(TASK INPUT)
-------

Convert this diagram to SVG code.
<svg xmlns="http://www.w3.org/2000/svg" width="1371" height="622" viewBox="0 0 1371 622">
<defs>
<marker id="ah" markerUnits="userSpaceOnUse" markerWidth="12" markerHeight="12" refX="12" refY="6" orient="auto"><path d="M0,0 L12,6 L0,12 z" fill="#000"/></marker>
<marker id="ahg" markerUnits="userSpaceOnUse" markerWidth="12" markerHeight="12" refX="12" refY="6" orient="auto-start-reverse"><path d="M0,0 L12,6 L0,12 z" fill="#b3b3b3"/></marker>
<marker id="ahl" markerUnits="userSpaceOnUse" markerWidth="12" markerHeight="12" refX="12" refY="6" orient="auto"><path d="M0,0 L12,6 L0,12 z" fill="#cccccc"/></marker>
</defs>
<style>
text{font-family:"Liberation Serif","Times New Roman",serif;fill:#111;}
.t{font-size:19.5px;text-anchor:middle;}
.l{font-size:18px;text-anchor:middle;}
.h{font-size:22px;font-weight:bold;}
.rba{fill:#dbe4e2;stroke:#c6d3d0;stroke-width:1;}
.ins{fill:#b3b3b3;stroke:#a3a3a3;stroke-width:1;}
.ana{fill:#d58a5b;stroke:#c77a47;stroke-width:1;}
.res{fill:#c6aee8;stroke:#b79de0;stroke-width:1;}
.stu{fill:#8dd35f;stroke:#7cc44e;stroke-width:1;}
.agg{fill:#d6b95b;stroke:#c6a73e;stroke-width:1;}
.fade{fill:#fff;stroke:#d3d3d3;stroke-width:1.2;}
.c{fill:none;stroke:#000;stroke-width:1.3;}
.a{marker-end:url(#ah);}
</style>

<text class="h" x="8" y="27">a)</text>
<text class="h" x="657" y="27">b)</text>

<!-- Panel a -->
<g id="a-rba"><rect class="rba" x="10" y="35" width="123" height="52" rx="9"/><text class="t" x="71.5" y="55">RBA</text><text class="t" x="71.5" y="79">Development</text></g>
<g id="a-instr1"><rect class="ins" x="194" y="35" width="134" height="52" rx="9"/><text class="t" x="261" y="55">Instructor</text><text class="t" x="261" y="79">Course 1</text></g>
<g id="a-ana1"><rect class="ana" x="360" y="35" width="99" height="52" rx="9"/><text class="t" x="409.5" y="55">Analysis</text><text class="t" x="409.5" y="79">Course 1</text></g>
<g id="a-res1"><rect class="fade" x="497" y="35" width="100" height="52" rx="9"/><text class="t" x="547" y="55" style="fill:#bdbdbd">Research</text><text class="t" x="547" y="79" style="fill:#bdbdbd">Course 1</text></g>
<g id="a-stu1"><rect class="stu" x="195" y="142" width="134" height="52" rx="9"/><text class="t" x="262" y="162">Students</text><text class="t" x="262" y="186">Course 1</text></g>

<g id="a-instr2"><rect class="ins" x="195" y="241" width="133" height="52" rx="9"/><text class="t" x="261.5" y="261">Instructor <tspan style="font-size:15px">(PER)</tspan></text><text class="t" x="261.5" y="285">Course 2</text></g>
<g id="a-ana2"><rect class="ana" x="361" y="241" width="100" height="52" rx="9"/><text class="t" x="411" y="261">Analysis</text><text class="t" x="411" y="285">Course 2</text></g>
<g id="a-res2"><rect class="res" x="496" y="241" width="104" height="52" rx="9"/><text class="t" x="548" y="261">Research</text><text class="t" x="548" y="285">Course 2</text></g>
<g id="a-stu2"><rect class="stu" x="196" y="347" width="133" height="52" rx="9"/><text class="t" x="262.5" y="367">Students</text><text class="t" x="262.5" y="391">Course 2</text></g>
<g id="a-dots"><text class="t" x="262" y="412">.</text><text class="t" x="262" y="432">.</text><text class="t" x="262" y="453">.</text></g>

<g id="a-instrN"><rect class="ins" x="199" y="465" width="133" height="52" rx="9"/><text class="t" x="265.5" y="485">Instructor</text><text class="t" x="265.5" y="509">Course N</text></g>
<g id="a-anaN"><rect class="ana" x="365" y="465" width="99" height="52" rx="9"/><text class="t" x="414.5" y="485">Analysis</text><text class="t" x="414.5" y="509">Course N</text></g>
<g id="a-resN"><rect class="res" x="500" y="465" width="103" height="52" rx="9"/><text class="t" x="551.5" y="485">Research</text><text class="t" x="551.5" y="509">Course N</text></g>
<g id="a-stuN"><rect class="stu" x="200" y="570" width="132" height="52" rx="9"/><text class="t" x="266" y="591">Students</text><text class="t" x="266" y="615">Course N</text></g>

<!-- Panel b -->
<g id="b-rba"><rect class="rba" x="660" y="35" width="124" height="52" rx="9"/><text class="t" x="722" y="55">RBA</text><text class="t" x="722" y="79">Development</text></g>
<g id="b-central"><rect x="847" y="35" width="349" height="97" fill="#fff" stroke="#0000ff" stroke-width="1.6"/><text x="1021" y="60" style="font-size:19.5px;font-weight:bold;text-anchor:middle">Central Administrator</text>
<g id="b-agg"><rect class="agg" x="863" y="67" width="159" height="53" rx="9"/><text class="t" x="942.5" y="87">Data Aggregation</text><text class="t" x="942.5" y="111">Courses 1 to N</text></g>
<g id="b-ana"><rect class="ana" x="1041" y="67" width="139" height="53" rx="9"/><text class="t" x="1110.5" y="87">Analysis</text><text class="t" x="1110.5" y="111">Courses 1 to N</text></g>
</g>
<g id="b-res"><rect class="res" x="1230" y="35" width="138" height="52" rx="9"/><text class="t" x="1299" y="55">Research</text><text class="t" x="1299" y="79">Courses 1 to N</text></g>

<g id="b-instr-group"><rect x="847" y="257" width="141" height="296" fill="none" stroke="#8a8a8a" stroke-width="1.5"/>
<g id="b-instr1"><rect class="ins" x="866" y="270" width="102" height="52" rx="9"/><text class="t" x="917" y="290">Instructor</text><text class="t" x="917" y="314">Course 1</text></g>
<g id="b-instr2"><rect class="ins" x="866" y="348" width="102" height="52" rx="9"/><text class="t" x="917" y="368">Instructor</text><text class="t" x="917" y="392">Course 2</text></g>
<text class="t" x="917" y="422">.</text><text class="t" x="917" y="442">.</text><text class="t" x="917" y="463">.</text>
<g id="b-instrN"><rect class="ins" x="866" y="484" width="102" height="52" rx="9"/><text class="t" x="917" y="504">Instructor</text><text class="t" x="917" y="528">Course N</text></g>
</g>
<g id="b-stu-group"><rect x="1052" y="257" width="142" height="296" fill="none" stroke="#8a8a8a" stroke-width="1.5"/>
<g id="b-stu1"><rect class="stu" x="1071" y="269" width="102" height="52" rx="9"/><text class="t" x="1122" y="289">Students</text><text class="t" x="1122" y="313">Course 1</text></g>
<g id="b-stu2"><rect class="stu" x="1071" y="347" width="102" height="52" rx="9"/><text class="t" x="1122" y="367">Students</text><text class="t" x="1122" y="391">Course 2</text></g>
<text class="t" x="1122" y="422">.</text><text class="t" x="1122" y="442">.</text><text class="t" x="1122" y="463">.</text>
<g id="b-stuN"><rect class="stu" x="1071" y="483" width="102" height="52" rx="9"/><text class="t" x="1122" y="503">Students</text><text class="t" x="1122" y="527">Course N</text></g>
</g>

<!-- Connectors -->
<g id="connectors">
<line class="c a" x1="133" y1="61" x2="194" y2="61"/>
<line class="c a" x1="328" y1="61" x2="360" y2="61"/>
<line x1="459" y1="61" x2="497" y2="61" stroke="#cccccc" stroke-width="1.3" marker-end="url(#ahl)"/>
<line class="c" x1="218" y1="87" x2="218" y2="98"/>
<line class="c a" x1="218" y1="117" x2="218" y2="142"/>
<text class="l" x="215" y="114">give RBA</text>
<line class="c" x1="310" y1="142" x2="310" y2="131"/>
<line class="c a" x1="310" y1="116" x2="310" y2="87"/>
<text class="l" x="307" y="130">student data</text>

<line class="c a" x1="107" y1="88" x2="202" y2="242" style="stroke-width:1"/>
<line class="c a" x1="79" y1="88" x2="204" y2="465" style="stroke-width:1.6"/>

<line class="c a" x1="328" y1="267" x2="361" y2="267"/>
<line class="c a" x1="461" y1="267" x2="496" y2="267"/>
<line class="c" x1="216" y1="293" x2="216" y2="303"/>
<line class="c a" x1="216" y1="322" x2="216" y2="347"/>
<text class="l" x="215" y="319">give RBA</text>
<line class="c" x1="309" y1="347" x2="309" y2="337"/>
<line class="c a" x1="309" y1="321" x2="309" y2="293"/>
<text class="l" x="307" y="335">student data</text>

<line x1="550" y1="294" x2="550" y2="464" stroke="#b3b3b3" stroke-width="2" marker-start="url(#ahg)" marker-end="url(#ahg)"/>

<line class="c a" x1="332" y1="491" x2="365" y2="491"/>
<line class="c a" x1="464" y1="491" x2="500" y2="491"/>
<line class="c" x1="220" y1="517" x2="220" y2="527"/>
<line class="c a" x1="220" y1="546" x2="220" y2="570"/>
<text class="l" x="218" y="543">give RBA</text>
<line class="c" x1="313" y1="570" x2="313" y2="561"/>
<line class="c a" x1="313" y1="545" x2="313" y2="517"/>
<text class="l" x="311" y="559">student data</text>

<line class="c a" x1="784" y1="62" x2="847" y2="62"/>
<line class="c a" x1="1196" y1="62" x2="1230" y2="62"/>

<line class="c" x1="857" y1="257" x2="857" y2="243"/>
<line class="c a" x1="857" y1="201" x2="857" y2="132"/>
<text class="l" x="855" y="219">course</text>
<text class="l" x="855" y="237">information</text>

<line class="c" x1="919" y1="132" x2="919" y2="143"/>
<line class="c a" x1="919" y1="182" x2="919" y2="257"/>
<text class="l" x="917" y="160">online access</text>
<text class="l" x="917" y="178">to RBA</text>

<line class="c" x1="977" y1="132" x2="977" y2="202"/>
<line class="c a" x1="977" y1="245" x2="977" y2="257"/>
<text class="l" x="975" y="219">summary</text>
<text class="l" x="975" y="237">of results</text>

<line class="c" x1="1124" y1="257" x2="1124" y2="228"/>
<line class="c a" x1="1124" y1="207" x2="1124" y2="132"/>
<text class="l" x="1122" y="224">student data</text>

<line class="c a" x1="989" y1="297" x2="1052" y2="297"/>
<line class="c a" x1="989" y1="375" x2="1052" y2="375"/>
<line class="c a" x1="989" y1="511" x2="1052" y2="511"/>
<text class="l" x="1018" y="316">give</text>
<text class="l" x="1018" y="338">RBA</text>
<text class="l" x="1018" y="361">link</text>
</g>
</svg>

-------

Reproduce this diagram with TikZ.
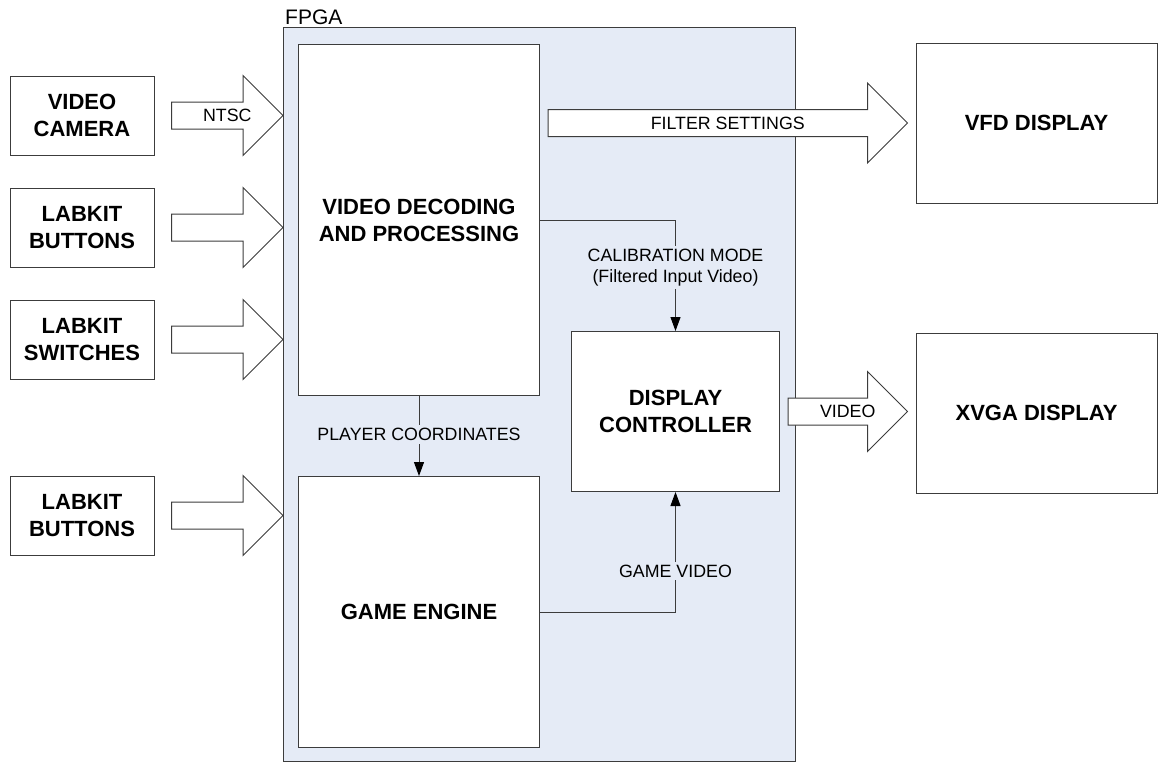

-------

(WRITTEN PROBLEM) Write out every line of the entries that holds the word "diagram".

(WRITTEN SOLUTION)
Convert this diagram to SVG code.
Reproduce this diagram with TikZ.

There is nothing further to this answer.